Make an exact copy of the data below, leaving out every picture.

• • • • •

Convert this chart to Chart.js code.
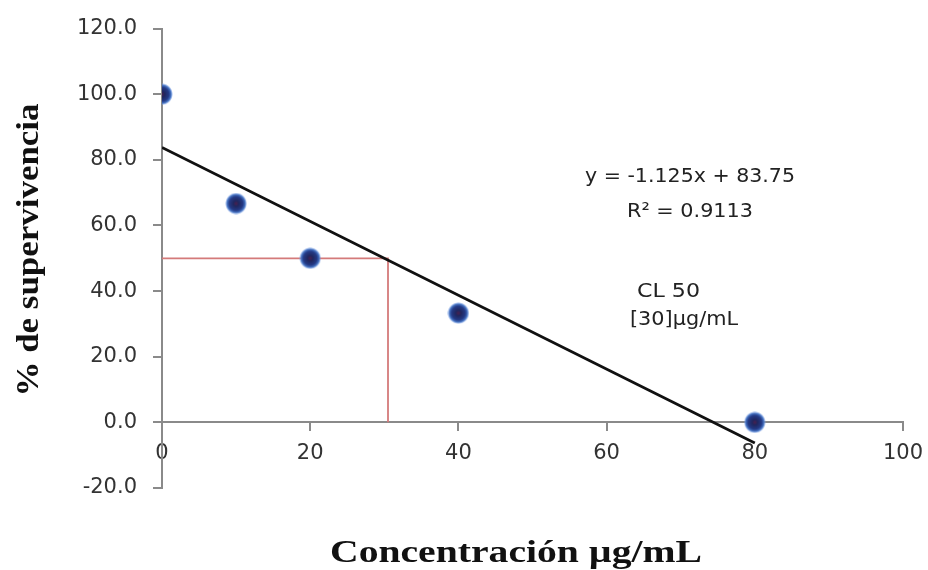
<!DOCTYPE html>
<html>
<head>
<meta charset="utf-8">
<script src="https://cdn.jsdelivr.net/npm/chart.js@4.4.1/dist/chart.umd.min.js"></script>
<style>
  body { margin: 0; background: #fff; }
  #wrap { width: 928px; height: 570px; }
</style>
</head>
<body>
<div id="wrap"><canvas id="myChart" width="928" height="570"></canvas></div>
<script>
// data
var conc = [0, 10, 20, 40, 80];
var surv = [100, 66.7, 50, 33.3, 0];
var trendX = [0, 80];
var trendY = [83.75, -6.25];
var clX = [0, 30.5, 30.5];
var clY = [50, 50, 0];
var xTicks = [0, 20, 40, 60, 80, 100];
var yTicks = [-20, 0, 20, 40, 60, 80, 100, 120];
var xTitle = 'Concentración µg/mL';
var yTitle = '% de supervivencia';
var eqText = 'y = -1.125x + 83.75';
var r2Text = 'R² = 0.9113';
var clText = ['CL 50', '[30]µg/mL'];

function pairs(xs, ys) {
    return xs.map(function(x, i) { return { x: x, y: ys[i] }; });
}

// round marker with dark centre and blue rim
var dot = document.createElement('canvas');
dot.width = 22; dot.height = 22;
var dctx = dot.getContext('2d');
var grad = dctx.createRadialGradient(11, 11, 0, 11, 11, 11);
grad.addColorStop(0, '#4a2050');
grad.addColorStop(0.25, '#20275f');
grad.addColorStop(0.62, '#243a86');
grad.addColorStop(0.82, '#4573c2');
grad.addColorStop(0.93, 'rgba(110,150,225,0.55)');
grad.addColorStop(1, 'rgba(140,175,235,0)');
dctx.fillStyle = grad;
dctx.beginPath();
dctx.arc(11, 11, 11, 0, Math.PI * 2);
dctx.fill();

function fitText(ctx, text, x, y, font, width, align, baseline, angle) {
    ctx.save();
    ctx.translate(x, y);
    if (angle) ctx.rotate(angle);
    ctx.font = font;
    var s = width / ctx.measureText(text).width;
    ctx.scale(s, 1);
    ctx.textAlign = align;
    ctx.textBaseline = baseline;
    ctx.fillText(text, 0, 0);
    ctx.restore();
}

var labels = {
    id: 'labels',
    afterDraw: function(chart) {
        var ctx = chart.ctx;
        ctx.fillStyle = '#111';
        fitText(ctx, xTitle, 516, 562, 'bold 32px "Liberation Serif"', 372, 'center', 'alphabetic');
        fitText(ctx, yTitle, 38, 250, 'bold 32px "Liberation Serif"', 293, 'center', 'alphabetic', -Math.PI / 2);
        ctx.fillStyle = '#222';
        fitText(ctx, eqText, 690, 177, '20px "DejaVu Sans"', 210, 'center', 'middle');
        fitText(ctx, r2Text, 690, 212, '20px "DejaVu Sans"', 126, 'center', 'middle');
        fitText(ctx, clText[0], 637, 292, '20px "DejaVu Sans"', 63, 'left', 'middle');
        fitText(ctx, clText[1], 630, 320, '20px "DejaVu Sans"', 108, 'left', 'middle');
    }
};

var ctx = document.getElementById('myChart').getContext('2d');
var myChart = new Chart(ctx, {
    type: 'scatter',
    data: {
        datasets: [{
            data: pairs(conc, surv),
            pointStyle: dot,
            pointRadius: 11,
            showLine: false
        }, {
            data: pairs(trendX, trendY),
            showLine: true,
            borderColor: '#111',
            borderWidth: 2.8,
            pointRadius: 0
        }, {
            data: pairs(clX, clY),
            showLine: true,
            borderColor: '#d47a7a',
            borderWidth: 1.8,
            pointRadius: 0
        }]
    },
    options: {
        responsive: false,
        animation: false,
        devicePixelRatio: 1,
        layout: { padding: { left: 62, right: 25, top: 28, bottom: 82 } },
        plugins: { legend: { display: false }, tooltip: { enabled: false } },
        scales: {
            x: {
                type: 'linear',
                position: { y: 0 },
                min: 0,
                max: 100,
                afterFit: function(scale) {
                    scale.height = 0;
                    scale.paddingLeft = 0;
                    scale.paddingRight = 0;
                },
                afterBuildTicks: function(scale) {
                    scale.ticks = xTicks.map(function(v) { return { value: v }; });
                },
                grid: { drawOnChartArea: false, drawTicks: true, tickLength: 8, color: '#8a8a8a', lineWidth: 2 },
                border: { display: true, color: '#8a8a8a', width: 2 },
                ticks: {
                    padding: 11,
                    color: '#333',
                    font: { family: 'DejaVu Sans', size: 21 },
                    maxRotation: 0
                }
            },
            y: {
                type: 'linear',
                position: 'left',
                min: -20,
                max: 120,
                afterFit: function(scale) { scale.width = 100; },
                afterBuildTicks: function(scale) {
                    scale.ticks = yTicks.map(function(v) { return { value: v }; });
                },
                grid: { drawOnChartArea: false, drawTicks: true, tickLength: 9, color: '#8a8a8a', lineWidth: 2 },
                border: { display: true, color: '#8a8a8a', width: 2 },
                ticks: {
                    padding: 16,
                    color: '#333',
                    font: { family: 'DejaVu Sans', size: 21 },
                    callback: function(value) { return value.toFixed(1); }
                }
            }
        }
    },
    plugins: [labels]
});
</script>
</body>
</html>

• • • • •

** Reply to the exercise **
Convert this chart to Chart.js code.
<!DOCTYPE html>
<html>
<head>
<meta charset="utf-8">
<script src="https://cdn.jsdelivr.net/npm/chart.js@4.4.1/dist/chart.umd.min.js"></script>
<style>
  body { margin: 0; background: #fff; }
  #wrap { width: 928px; height: 570px; }
</style>
</head>
<body>
<div id="wrap"><canvas id="myChart" width="928" height="570"></canvas></div>
<script>
// data
var conc = [0, 10, 20, 40, 80];
var surv = [100, 66.7, 50, 33.3, 0];
var trendX = [0, 80];
var trendY = [83.75, -6.25];
var clX = [0, 30.5, 30.5];
var clY = [50, 50, 0];
var xTicks = [0, 20, 40, 60, 80, 100];
var yTicks = [-20, 0, 20, 40, 60, 80, 100, 120];
var xTitle = 'Concentración µg/mL';
var yTitle = '% de supervivencia';
var eqText = 'y = -1.125x + 83.75';
var r2Text = 'R² = 0.9113';
var clText = ['CL 50', '[30]µg/mL'];

function pairs(xs, ys) {
    return xs.map(function(x, i) { return { x: x, y: ys[i] }; });
}

// round marker with dark centre and blue rim
var dot = document.createElement('canvas');
dot.width = 22; dot.height = 22;
var dctx = dot.getContext('2d');
var grad = dctx.createRadialGradient(11, 11, 0, 11, 11, 11);
grad.addColorStop(0, '#4a2050');
grad.addColorStop(0.25, '#20275f');
grad.addColorStop(0.62, '#243a86');
grad.addColorStop(0.82, '#4573c2');
grad.addColorStop(0.93, 'rgba(110,150,225,0.55)');
grad.addColorStop(1, 'rgba(140,175,235,0)');
dctx.fillStyle = grad;
dctx.beginPath();
dctx.arc(11, 11, 11, 0, Math.PI * 2);
dctx.fill();

function fitText(ctx, text, x, y, font, width, align, baseline, angle) {
    ctx.save();
    ctx.translate(x, y);
    if (angle) ctx.rotate(angle);
    ctx.font = font;
    var s = width / ctx.measureText(text).width;
    ctx.scale(s, 1);
    ctx.textAlign = align;
    ctx.textBaseline = baseline;
    ctx.fillText(text, 0, 0);
    ctx.restore();
}

var labels = {
    id: 'labels',
    afterDraw: function(chart) {
        var ctx = chart.ctx;
        ctx.fillStyle = '#111';
        fitText(ctx, xTitle, 516, 562, 'bold 32px "Liberation Serif"', 372, 'center', 'alphabetic');
        fitText(ctx, yTitle, 38, 250, 'bold 32px "Liberation Serif"', 293, 'center', 'alphabetic', -Math.PI / 2);
        ctx.fillStyle = '#222';
        fitText(ctx, eqText, 690, 177, '20px "DejaVu Sans"', 210, 'center', 'middle');
        fitText(ctx, r2Text, 690, 212, '20px "DejaVu Sans"', 126, 'center', 'middle');
        fitText(ctx, clText[0], 637, 292, '20px "DejaVu Sans"', 63, 'left', 'middle');
        fitText(ctx, clText[1], 630, 320, '20px "DejaVu Sans"', 108, 'left', 'middle');
    }
};

var ctx = document.getElementById('myChart').getContext('2d');
var myChart = new Chart(ctx, {
    type: 'scatter',
    data: {
        datasets: [{
            data: pairs(conc, surv),
            pointStyle: dot,
            pointRadius: 11,
            showLine: false
        }, {
            data: pairs(trendX, trendY),
            showLine: true,
            borderColor: '#111',
            borderWidth: 2.8,
            pointRadius: 0
        }, {
            data: pairs(clX, clY),
            showLine: true,
            borderColor: '#d47a7a',
            borderWidth: 1.8,
            pointRadius: 0
        }]
    },
    options: {
        responsive: false,
        animation: false,
        devicePixelRatio: 1,
        layout: { padding: { left: 62, right: 25, top: 28, bottom: 82 } },
        plugins: { legend: { display: false }, tooltip: { enabled: false } },
        scales: {
            x: {
                type: 'linear',
                position: { y: 0 },
                min: 0,
                max: 100,
                afterFit: function(scale) {
                    scale.height = 0;
                    scale.paddingLeft = 0;
                    scale.paddingRight = 0;
                },
                afterBuildTicks: function(scale) {
                    scale.ticks = xTicks.map(function(v) { return { value: v }; });
                },
                grid: { drawOnChartArea: false, drawTicks: true, tickLength: 8, color: '#8a8a8a', lineWidth: 2 },
                border: { display: true, color: '#8a8a8a', width: 2 },
                ticks: {
                    padding: 11,
                    color: '#333',
                    font: { family: 'DejaVu Sans', size: 21 },
                    maxRotation: 0
                }
            },
            y: {
                type: 'linear',
                position: 'left',
                min: -20,
                max: 120,
                afterFit: function(scale) { scale.width = 100; },
                afterBuildTicks: function(scale) {
                    scale.ticks = yTicks.map(function(v) { return { value: v }; });
                },
                grid: { drawOnChartArea: false, drawTicks: true, tickLength: 9, color: '#8a8a8a', lineWidth: 2 },
                border: { display: true, color: '#8a8a8a', width: 2 },
                ticks: {
                    padding: 16,
                    color: '#333',
                    font: { family: 'DejaVu Sans', size: 21 },
                    callback: function(value) { return value.toFixed(1); }
                }
            }
        }
    },
    plugins: [labels]
});
</script>
</body>
</html>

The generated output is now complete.